Transcribe each of the records below exactly, excluding all pictures.

━━ Exercise materials ━━

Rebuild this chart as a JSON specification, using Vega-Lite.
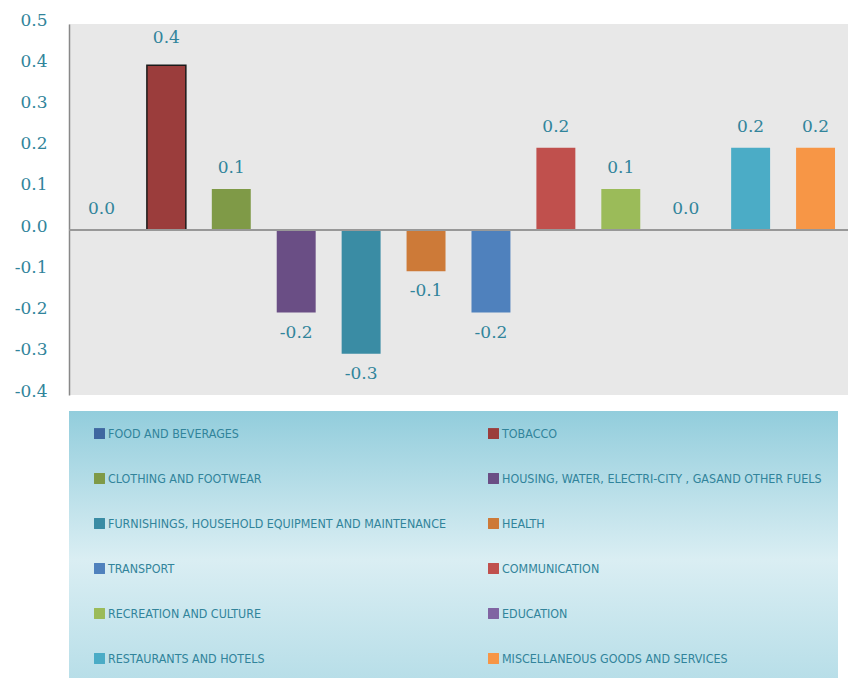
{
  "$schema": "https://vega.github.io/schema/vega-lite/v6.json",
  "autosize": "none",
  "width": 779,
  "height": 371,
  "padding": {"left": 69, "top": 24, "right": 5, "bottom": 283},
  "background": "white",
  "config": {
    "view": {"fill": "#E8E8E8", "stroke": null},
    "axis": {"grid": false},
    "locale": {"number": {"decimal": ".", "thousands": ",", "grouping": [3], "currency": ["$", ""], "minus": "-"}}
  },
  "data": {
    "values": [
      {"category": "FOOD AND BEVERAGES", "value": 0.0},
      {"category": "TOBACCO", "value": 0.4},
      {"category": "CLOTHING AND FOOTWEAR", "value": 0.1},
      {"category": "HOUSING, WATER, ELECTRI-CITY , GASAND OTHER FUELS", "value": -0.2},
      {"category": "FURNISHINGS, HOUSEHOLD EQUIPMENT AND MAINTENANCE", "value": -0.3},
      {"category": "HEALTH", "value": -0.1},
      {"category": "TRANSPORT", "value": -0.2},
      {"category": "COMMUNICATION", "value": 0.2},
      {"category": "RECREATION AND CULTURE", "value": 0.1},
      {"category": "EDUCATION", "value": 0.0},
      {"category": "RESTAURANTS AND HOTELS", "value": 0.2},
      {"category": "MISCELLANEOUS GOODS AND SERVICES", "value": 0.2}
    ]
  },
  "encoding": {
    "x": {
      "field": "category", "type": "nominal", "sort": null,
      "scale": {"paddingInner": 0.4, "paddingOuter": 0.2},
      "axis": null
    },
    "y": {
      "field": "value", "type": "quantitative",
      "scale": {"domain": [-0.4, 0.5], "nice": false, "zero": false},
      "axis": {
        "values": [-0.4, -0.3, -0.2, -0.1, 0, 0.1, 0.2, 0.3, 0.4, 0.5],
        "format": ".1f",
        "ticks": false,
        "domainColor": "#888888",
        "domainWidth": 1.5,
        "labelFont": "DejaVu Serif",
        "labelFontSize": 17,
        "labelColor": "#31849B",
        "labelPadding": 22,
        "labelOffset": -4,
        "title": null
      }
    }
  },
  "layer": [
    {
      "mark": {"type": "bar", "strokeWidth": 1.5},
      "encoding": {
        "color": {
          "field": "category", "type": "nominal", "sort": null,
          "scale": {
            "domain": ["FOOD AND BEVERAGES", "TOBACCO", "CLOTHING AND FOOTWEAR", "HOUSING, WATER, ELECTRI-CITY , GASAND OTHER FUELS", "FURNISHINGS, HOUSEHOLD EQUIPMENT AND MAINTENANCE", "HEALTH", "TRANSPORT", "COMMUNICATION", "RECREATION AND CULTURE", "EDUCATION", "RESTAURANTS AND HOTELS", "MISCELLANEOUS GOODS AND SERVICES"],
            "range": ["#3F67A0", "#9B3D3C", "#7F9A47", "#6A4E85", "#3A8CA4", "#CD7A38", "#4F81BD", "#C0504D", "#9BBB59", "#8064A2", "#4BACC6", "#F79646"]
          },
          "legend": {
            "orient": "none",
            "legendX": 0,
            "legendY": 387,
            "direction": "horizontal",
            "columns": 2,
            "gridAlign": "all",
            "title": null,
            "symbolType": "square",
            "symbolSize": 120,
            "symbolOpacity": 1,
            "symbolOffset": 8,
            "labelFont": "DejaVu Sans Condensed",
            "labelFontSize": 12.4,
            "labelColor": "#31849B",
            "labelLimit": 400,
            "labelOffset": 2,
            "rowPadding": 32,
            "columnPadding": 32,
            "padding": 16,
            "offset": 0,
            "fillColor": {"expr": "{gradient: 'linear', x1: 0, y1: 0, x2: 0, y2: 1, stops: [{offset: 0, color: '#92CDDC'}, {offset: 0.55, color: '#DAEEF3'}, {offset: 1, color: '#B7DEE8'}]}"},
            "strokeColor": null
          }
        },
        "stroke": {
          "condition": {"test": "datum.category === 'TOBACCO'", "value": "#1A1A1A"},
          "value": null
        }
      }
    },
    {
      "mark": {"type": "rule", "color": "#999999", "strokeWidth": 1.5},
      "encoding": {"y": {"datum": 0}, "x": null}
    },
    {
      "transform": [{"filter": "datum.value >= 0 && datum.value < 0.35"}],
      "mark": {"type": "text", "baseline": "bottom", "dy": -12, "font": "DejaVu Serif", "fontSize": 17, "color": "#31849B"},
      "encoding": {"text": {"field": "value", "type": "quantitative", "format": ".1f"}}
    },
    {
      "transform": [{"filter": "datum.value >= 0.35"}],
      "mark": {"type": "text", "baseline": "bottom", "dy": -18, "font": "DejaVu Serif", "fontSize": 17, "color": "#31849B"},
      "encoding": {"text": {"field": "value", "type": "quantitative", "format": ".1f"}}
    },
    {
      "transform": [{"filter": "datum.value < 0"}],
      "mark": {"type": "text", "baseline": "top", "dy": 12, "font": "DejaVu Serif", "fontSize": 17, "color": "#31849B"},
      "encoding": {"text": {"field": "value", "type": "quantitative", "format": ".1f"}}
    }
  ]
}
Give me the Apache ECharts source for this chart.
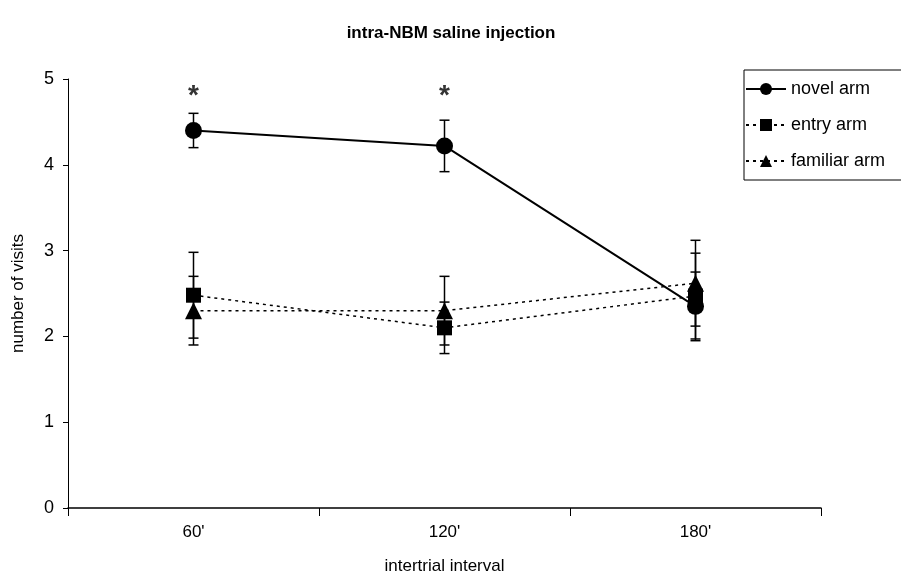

━━━

Result for this exercise.
Rebuild this chart as a JSON specification, using Vega-Lite.
{
  "$schema": "https://vega.github.io/schema/vega-lite/v6.json",
  "autosize": "none",
  "width": 779,
  "height": 371,
  "padding": {"left": 69, "top": 24, "right": 5, "bottom": 283},
  "background": "white",
  "config": {
    "view": {"fill": "#E8E8E8", "stroke": null},
    "axis": {"grid": false},
    "locale": {"number": {"decimal": ".", "thousands": ",", "grouping": [3], "currency": ["$", ""], "minus": "-"}}
  },
  "data": {
    "values": [
      {"category": "FOOD AND BEVERAGES", "value": 0.0},
      {"category": "TOBACCO", "value": 0.4},
      {"category": "CLOTHING AND FOOTWEAR", "value": 0.1},
      {"category": "HOUSING, WATER, ELECTRI-CITY , GASAND OTHER FUELS", "value": -0.2},
      {"category": "FURNISHINGS, HOUSEHOLD EQUIPMENT AND MAINTENANCE", "value": -0.3},
      {"category": "HEALTH", "value": -0.1},
      {"category": "TRANSPORT", "value": -0.2},
      {"category": "COMMUNICATION", "value": 0.2},
      {"category": "RECREATION AND CULTURE", "value": 0.1},
      {"category": "EDUCATION", "value": 0.0},
      {"category": "RESTAURANTS AND HOTELS", "value": 0.2},
      {"category": "MISCELLANEOUS GOODS AND SERVICES", "value": 0.2}
    ]
  },
  "encoding": {
    "x": {
      "field": "category", "type": "nominal", "sort": null,
      "scale": {"paddingInner": 0.4, "paddingOuter": 0.2},
      "axis": null
    },
    "y": {
      "field": "value", "type": "quantitative",
      "scale": {"domain": [-0.4, 0.5], "nice": false, "zero": false},
      "axis": {
        "values": [-0.4, -0.3, -0.2, -0.1, 0, 0.1, 0.2, 0.3, 0.4, 0.5],
        "format": ".1f",
        "ticks": false,
        "domainColor": "#888888",
        "domainWidth": 1.5,
        "labelFont": "DejaVu Serif",
        "labelFontSize": 17,
        "labelColor": "#31849B",
        "labelPadding": 22,
        "labelOffset": -4,
        "title": null
      }
    }
  },
  "layer": [
    {
      "mark": {"type": "bar", "strokeWidth": 1.5},
      "encoding": {
        "color": {
          "field": "category", "type": "nominal", "sort": null,
          "scale": {
            "domain": ["FOOD AND BEVERAGES", "TOBACCO", "CLOTHING AND FOOTWEAR", "HOUSING, WATER, ELECTRI-CITY , GASAND OTHER FUELS", "FURNISHINGS, HOUSEHOLD EQUIPMENT AND MAINTENANCE", "HEALTH", "TRANSPORT", "COMMUNICATION", "RECREATION AND CULTURE", "EDUCATION", "RESTAURANTS AND HOTELS", "MISCELLANEOUS GOODS AND SERVICES"],
            "range": ["#3F67A0", "#9B3D3C", "#7F9A47", "#6A4E85", "#3A8CA4", "#CD7A38", "#4F81BD", "#C0504D", "#9BBB59", "#8064A2", "#4BACC6", "#F79646"]
          },
          "legend": {
            "orient": "none",
            "legendX": 0,
            "legendY": 387,
            "direction": "horizontal",
            "columns": 2,
            "gridAlign": "all",
            "title": null,
            "symbolType": "square",
            "symbolSize": 120,
            "symbolOpacity": 1,
            "symbolOffset": 8,
            "labelFont": "DejaVu Sans Condensed",
            "labelFontSize": 12.4,
            "labelColor": "#31849B",
            "labelLimit": 400,
            "labelOffset": 2,
            "rowPadding": 32,
            "columnPadding": 32,
            "padding": 16,
            "offset": 0,
            "fillColor": {"expr": "{gradient: 'linear', x1: 0, y1: 0, x2: 0, y2: 1, stops: [{offset: 0, color: '#92CDDC'}, {offset: 0.55, color: '#DAEEF3'}, {offset: 1, color: '#B7DEE8'}]}"},
            "strokeColor": null
          }
        },
        "stroke": {
          "condition": {"test": "datum.category === 'TOBACCO'", "value": "#1A1A1A"},
          "value": null
        }
      }
    },
    {
      "mark": {"type": "rule", "color": "#999999", "strokeWidth": 1.5},
      "encoding": {"y": {"datum": 0}, "x": null}
    },
    {
      "transform": [{"filter": "datum.value >= 0 && datum.value < 0.35"}],
      "mark": {"type": "text", "baseline": "bottom", "dy": -12, "font": "DejaVu Serif", "fontSize": 17, "color": "#31849B"},
      "encoding": {"text": {"field": "value", "type": "quantitative", "format": ".1f"}}
    },
    {
      "transform": [{"filter": "datum.value >= 0.35"}],
      "mark": {"type": "text", "baseline": "bottom", "dy": -18, "font": "DejaVu Serif", "fontSize": 17, "color": "#31849B"},
      "encoding": {"text": {"field": "value", "type": "quantitative", "format": ".1f"}}
    },
    {
      "transform": [{"filter": "datum.value < 0"}],
      "mark": {"type": "text", "baseline": "top", "dy": 12, "font": "DejaVu Serif", "fontSize": 17, "color": "#31849B"},
      "encoding": {"text": {"field": "value", "type": "quantitative", "format": ".1f"}}
    }
  ]
}
Give me the Apache ECharts source for this chart.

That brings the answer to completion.